▸ **WORK TO BE COMPLETED**
From the data that follows, copy every line holding the string "this".

## start ROWS

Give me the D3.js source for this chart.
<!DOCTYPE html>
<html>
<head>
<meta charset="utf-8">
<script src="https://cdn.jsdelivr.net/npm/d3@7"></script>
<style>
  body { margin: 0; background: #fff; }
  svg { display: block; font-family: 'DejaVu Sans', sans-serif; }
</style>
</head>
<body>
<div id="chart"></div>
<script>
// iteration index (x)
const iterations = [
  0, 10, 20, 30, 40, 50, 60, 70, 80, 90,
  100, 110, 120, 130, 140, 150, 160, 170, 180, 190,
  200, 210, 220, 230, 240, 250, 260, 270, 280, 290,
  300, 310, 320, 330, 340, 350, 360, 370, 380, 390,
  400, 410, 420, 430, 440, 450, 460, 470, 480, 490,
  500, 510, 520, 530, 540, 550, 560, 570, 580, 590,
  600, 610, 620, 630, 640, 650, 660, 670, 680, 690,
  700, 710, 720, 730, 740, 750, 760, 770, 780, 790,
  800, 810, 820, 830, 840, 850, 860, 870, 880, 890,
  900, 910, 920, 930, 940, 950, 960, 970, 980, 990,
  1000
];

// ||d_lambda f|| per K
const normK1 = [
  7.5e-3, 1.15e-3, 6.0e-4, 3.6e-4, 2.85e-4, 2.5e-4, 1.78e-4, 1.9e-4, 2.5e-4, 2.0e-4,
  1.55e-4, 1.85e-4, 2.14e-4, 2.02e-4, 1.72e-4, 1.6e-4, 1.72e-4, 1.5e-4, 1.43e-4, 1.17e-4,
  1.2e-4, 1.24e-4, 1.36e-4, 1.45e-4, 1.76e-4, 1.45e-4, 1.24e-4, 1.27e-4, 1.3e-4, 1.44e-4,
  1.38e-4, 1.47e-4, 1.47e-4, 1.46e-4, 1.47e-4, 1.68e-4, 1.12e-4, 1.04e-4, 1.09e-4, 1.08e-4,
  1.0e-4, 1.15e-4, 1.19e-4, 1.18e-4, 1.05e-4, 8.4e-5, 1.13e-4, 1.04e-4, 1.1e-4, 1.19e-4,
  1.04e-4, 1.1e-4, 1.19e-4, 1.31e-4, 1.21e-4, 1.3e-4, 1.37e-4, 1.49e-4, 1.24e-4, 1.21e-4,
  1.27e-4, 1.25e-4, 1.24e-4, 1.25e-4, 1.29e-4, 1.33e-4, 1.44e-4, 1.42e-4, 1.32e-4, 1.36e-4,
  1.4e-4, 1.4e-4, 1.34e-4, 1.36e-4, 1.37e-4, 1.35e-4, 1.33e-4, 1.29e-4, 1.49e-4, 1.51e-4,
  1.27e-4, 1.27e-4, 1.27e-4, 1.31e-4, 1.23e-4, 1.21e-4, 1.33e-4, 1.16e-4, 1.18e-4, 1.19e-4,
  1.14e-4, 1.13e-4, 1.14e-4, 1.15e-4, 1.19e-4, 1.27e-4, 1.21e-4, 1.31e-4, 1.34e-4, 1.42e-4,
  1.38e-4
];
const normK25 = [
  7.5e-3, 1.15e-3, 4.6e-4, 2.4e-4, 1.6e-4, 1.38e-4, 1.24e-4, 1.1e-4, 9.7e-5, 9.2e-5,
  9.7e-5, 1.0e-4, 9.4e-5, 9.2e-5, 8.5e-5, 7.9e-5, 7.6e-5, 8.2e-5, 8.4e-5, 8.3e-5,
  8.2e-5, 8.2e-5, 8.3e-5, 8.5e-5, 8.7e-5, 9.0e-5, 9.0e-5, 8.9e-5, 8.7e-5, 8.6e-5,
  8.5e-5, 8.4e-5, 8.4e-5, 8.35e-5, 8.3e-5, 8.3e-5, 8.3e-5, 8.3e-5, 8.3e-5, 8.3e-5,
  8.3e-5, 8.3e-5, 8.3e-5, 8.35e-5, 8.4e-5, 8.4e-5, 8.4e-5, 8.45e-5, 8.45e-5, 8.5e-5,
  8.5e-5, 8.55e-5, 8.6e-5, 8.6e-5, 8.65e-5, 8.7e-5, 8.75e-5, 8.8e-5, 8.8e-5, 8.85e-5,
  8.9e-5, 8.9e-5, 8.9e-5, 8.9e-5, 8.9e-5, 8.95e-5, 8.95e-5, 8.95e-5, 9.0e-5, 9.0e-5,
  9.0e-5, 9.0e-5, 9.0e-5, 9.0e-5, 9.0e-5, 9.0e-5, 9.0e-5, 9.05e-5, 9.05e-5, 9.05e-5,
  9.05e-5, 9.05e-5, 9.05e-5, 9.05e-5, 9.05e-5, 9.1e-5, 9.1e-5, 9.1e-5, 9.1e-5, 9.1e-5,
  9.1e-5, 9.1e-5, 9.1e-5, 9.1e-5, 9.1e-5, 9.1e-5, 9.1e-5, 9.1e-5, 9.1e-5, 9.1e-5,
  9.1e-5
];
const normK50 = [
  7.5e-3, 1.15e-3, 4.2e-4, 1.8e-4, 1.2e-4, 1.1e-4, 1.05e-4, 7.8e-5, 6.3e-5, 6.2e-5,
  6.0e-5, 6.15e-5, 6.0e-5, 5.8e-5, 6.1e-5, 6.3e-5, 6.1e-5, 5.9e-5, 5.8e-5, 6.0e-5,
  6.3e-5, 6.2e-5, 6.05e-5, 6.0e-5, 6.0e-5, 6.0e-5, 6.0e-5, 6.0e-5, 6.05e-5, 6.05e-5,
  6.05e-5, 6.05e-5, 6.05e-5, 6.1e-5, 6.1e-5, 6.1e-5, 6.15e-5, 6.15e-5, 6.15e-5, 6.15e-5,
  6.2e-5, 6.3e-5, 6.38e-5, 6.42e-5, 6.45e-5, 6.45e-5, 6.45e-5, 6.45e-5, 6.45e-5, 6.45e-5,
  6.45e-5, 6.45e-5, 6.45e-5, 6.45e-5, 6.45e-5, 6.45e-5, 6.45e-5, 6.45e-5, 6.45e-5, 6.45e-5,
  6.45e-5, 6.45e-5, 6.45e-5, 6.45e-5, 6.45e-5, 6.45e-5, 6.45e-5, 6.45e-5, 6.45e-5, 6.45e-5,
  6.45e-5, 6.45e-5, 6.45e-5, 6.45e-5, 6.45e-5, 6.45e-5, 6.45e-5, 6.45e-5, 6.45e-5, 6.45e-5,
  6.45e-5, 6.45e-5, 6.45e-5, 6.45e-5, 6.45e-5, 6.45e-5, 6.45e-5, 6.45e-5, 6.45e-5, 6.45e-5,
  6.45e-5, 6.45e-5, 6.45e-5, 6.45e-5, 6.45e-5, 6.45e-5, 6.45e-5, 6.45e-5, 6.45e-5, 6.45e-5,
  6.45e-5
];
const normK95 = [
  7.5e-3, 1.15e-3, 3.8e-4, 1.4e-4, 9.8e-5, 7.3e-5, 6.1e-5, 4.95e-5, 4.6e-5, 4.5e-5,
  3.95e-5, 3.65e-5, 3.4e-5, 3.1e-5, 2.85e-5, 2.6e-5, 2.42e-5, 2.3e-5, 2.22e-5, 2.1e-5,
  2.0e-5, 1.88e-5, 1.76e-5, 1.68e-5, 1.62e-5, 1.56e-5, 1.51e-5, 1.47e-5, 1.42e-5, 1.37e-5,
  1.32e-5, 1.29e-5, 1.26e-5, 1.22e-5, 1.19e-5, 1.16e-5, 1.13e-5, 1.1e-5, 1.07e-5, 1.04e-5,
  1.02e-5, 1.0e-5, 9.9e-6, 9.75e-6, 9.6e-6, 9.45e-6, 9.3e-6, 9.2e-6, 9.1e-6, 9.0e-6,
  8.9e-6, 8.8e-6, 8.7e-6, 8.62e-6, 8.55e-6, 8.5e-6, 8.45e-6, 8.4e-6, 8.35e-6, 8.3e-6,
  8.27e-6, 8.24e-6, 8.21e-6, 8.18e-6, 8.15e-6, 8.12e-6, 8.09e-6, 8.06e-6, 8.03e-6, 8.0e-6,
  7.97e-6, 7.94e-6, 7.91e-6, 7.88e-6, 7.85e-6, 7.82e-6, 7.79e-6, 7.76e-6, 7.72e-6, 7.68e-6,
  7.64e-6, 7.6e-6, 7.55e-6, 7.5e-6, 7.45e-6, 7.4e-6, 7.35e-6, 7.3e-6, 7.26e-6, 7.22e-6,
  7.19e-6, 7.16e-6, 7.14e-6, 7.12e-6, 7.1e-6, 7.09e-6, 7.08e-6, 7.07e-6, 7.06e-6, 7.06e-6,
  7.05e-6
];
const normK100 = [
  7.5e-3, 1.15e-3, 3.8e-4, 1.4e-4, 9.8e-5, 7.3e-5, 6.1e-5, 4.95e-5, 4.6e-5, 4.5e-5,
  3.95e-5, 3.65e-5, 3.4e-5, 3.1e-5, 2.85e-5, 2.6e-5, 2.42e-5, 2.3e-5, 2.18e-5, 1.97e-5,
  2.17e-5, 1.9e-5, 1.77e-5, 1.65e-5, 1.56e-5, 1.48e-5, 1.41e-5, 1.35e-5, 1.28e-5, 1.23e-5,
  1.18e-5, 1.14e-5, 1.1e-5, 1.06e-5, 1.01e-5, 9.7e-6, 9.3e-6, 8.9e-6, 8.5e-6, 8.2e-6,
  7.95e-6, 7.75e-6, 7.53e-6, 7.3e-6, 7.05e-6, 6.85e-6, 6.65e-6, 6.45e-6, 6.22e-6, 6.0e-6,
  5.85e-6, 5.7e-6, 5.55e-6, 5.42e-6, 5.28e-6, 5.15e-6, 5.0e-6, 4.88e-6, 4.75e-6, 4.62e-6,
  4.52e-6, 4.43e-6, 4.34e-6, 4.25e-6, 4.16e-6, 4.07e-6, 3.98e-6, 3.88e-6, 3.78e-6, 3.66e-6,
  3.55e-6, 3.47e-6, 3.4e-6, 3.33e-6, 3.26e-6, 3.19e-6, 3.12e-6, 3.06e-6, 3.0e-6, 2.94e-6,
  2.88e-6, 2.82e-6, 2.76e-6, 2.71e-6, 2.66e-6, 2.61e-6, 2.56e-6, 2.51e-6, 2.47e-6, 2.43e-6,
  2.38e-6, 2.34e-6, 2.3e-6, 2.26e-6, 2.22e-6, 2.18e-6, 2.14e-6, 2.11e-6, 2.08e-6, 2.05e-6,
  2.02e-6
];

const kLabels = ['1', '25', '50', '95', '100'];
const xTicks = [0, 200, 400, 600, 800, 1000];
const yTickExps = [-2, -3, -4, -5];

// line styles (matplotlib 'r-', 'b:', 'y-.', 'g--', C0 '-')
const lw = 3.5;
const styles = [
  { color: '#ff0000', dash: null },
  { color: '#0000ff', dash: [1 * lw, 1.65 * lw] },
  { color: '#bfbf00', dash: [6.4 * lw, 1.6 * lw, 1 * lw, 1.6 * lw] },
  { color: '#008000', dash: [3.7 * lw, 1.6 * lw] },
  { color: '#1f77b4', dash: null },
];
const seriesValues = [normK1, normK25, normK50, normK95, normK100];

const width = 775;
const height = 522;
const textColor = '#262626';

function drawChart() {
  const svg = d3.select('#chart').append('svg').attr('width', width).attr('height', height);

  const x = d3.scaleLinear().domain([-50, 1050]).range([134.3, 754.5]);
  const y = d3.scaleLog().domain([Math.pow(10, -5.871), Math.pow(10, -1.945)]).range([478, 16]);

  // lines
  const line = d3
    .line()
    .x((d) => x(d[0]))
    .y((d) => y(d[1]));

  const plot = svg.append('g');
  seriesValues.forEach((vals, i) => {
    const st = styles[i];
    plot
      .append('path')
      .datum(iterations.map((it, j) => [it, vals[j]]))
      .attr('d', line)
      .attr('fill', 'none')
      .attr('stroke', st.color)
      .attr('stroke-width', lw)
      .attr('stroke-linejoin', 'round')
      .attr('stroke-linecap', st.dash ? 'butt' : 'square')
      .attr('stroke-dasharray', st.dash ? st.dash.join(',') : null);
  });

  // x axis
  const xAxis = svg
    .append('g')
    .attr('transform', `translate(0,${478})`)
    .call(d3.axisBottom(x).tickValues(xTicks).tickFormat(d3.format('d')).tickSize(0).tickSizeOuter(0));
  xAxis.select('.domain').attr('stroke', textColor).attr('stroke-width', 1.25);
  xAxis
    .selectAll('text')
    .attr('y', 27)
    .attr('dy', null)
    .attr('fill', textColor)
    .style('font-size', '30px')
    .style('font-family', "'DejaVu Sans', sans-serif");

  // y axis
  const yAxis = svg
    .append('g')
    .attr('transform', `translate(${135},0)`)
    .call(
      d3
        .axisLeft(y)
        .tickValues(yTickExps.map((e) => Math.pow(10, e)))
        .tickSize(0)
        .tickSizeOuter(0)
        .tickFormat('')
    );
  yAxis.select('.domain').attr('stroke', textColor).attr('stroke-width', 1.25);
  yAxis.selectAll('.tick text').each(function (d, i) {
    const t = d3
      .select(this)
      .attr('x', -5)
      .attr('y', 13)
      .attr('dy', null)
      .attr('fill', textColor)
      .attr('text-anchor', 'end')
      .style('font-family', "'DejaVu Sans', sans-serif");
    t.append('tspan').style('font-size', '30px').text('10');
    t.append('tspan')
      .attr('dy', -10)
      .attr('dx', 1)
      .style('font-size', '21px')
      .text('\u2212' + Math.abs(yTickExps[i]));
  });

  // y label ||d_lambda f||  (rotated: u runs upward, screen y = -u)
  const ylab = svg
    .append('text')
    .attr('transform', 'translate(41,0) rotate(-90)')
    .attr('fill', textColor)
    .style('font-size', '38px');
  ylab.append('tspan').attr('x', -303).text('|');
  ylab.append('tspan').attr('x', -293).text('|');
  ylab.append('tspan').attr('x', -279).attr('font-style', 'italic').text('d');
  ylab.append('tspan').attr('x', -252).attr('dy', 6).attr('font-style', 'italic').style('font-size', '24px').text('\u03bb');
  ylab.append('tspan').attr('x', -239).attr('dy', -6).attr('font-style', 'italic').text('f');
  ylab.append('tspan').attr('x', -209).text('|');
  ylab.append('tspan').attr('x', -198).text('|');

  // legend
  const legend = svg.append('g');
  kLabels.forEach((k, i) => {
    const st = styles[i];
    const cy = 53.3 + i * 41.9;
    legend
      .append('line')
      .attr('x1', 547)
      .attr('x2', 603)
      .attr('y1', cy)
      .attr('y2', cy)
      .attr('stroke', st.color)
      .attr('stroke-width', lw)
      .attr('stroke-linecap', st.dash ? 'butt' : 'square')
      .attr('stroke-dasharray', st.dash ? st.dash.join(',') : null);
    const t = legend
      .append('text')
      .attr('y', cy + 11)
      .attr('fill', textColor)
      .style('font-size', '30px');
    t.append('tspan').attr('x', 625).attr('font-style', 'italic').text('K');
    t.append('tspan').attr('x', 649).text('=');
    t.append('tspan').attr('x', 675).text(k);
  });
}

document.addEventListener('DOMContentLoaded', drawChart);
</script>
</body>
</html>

## end ROWS
## start ROWS

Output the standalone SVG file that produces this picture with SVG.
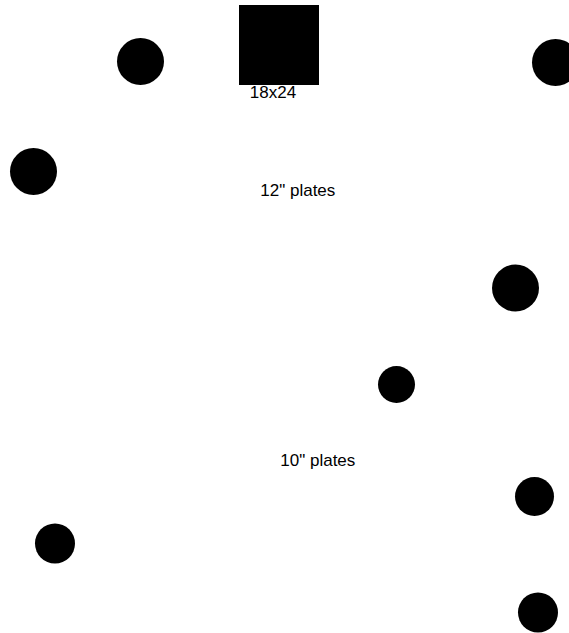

## end ROWS
## start ROWS

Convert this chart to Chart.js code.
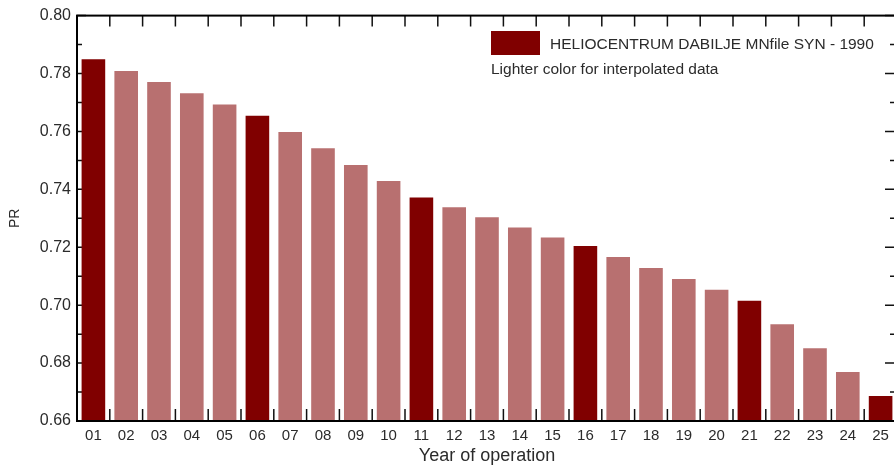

## end ROWS

▸ **FULL ANSWER**
Give me the D3.js source for this chart.
      .select(this)
Output the standalone SVG file that produces this picture with SVG.
Convert this chart to Chart.js code.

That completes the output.